◆ **Supplied information**:
* begin *

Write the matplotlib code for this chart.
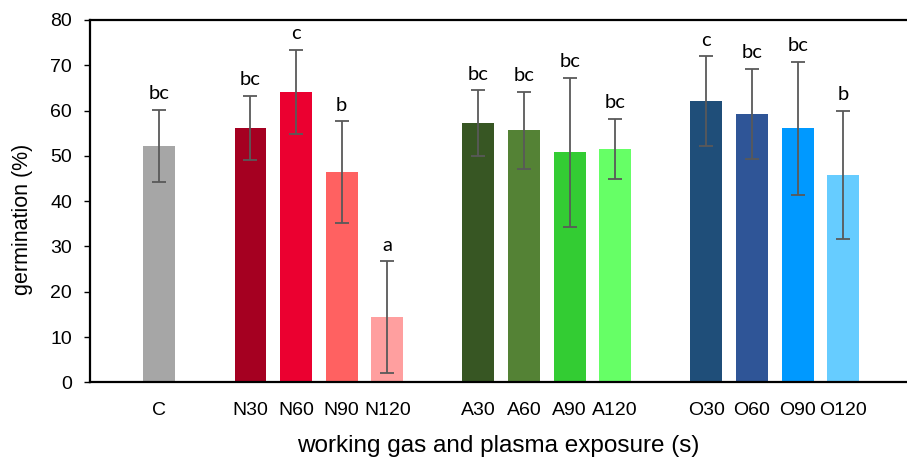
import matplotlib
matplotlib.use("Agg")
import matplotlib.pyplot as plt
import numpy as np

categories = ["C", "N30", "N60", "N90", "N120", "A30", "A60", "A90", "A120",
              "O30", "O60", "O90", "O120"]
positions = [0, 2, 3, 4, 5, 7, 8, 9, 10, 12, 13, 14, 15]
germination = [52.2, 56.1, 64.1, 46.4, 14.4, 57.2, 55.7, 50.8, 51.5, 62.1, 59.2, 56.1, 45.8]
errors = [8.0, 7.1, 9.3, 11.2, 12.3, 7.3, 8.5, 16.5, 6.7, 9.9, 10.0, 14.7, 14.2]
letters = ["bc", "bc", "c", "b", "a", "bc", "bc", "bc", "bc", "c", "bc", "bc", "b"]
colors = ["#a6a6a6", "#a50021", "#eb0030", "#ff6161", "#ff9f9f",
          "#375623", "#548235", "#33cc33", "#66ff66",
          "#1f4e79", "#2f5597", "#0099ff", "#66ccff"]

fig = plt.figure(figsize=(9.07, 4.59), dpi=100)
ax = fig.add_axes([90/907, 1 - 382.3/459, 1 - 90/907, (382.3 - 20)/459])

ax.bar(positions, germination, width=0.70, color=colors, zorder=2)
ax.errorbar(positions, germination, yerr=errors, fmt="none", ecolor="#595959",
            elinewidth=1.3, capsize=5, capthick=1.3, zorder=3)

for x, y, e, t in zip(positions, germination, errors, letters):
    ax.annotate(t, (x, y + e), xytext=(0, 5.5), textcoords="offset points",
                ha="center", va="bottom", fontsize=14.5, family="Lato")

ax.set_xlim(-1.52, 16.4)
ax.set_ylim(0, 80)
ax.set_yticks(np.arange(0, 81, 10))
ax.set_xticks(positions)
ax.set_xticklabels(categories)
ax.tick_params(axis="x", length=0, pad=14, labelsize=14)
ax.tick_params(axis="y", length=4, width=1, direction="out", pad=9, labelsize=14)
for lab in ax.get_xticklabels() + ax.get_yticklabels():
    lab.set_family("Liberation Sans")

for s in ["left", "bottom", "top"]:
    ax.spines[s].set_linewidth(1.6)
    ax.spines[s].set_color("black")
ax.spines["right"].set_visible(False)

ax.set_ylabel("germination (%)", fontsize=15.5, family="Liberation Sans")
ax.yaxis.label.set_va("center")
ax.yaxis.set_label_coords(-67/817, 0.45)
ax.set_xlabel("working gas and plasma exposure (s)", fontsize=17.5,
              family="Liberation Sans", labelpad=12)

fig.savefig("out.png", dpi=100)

* end *

◆ **Challenge**:
Leaving out the pictures, repeat the data above exactly.

◆ **In response**:
Write the matplotlib code for this chart.
import matplotlib
matplotlib.use("Agg")
import matplotlib.pyplot as plt
import numpy as np

categories = ["C", "N30", "N60", "N90", "N120", "A30", "A60", "A90", "A120",
              "O30", "O60", "O90", "O120"]
positions = [0, 2, 3, 4, 5, 7, 8, 9, 10, 12, 13, 14, 15]
germination = [52.2, 56.1, 64.1, 46.4, 14.4, 57.2, 55.7, 50.8, 51.5, 62.1, 59.2, 56.1, 45.8]
errors = [8.0, 7.1, 9.3, 11.2, 12.3, 7.3, 8.5, 16.5, 6.7, 9.9, 10.0, 14.7, 14.2]
letters = ["bc", "bc", "c", "b", "a", "bc", "bc", "bc", "bc", "c", "bc", "bc", "b"]
colors = ["#a6a6a6", "#a50021", "#eb0030", "#ff6161", "#ff9f9f",
          "#375623", "#548235", "#33cc33", "#66ff66",
          "#1f4e79", "#2f5597", "#0099ff", "#66ccff"]

fig = plt.figure(figsize=(9.07, 4.59), dpi=100)
ax = fig.add_axes([90/907, 1 - 382.3/459, 1 - 90/907, (382.3 - 20)/459])

ax.bar(positions, germination, width=0.70, color=colors, zorder=2)
ax.errorbar(positions, germination, yerr=errors, fmt="none", ecolor="#595959",
            elinewidth=1.3, capsize=5, capthick=1.3, zorder=3)

for x, y, e, t in zip(positions, germination, errors, letters):
    ax.annotate(t, (x, y + e), xytext=(0, 5.5), textcoords="offset points",
                ha="center", va="bottom", fontsize=14.5, family="Lato")

ax.set_xlim(-1.52, 16.4)
ax.set_ylim(0, 80)
ax.set_yticks(np.arange(0, 81, 10))
ax.set_xticks(positions)
ax.set_xticklabels(categories)
ax.tick_params(axis="x", length=0, pad=14, labelsize=14)
ax.tick_params(axis="y", length=4, width=1, direction="out", pad=9, labelsize=14)
for lab in ax.get_xticklabels() + ax.get_yticklabels():
    lab.set_family("Liberation Sans")

for s in ["left", "bottom", "top"]:
    ax.spines[s].set_linewidth(1.6)
    ax.spines[s].set_color("black")
ax.spines["right"].set_visible(False)

ax.set_ylabel("germination (%)", fontsize=15.5, family="Liberation Sans")
ax.yaxis.label.set_va("center")
ax.yaxis.set_label_coords(-67/817, 0.45)
ax.set_xlabel("working gas and plasma exposure (s)", fontsize=17.5,
              family="Liberation Sans", labelpad=12)

fig.savefig("out.png", dpi=100)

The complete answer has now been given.